● DATA BLOCK
************

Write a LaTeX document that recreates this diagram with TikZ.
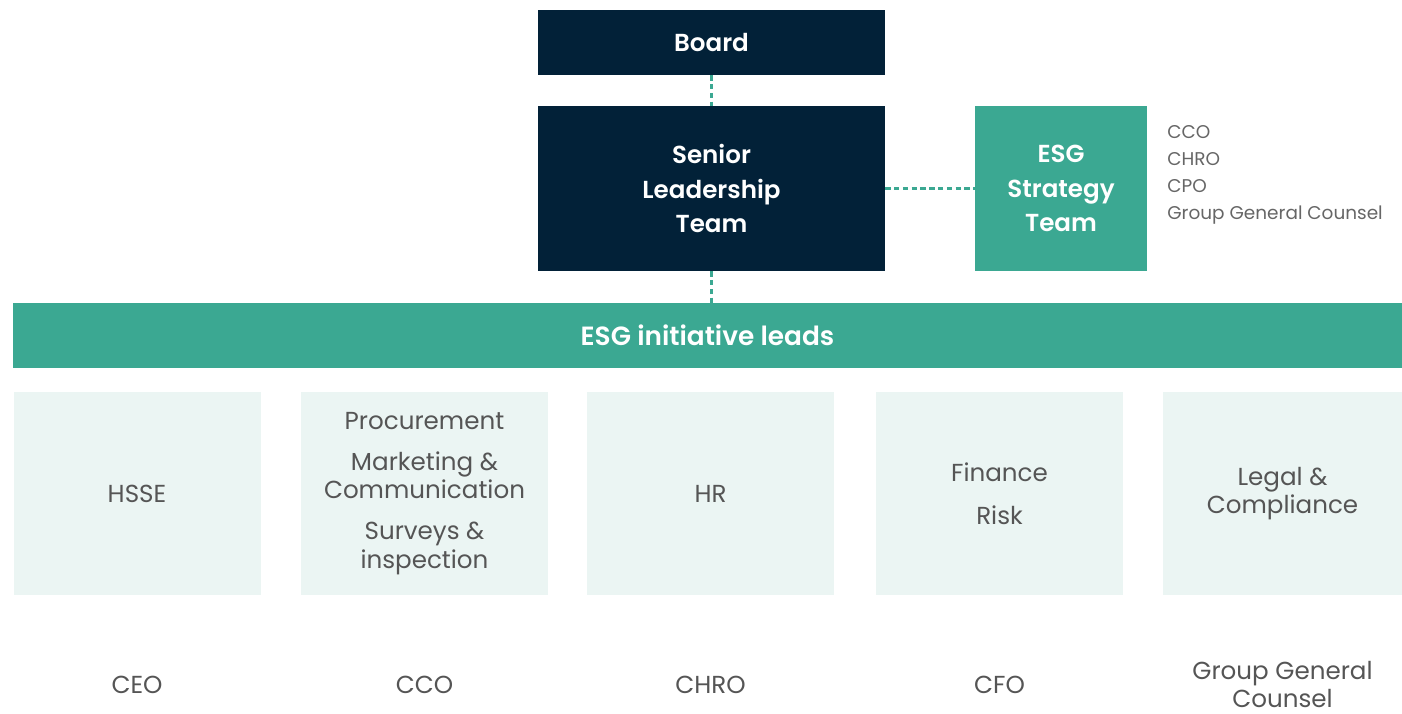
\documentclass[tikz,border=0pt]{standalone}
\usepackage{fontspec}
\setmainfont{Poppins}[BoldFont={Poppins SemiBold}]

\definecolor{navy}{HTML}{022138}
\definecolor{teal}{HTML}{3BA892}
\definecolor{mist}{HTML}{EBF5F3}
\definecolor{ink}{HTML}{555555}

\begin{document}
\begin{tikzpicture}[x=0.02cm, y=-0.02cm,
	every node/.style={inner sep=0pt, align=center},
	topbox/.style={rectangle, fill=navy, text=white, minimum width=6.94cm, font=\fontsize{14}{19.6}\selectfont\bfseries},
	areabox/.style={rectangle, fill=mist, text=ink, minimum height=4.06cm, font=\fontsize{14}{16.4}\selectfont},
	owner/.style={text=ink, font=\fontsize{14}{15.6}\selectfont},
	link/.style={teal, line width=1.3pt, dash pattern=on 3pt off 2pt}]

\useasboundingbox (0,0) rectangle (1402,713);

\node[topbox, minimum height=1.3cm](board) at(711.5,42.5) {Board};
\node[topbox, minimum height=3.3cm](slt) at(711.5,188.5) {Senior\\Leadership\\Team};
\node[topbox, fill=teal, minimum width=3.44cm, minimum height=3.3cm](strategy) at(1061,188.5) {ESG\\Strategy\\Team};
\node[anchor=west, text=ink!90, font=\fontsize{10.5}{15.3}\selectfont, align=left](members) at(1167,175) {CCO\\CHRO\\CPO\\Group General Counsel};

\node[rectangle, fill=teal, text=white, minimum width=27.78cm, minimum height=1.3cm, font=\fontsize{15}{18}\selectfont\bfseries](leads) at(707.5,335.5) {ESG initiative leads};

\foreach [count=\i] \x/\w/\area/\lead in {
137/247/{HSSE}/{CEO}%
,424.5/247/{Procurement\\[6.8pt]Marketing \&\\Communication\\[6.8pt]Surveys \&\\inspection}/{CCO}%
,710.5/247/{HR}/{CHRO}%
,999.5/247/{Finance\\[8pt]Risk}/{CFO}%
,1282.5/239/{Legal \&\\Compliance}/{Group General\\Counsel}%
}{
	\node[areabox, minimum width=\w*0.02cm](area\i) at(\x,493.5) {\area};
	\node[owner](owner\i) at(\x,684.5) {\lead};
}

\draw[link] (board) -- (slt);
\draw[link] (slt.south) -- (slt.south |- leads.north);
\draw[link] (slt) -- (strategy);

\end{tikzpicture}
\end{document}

************

● TASK BRIEF
Repeat the lines exactly as they stand, from the opening line of the data through the line with "(0,0) rectangle (1402,713);". Pictures stay out of the copy.

● EXERCISE RESPONSE
Write a LaTeX document that recreates this diagram with TikZ.
\documentclass[tikz,border=0pt]{standalone}
\usepackage{fontspec}
\setmainfont{Poppins}[BoldFont={Poppins SemiBold}]

\definecolor{navy}{HTML}{022138}
\definecolor{teal}{HTML}{3BA892}
\definecolor{mist}{HTML}{EBF5F3}
\definecolor{ink}{HTML}{555555}

\begin{document}
\begin{tikzpicture}[x=0.02cm, y=-0.02cm,
	every node/.style={inner sep=0pt, align=center},
	topbox/.style={rectangle, fill=navy, text=white, minimum width=6.94cm, font=\fontsize{14}{19.6}\selectfont\bfseries},
	areabox/.style={rectangle, fill=mist, text=ink, minimum height=4.06cm, font=\fontsize{14}{16.4}\selectfont},
	owner/.style={text=ink, font=\fontsize{14}{15.6}\selectfont},
	link/.style={teal, line width=1.3pt, dash pattern=on 3pt off 2pt}]

\useasboundingbox (0,0) rectangle (1402,713);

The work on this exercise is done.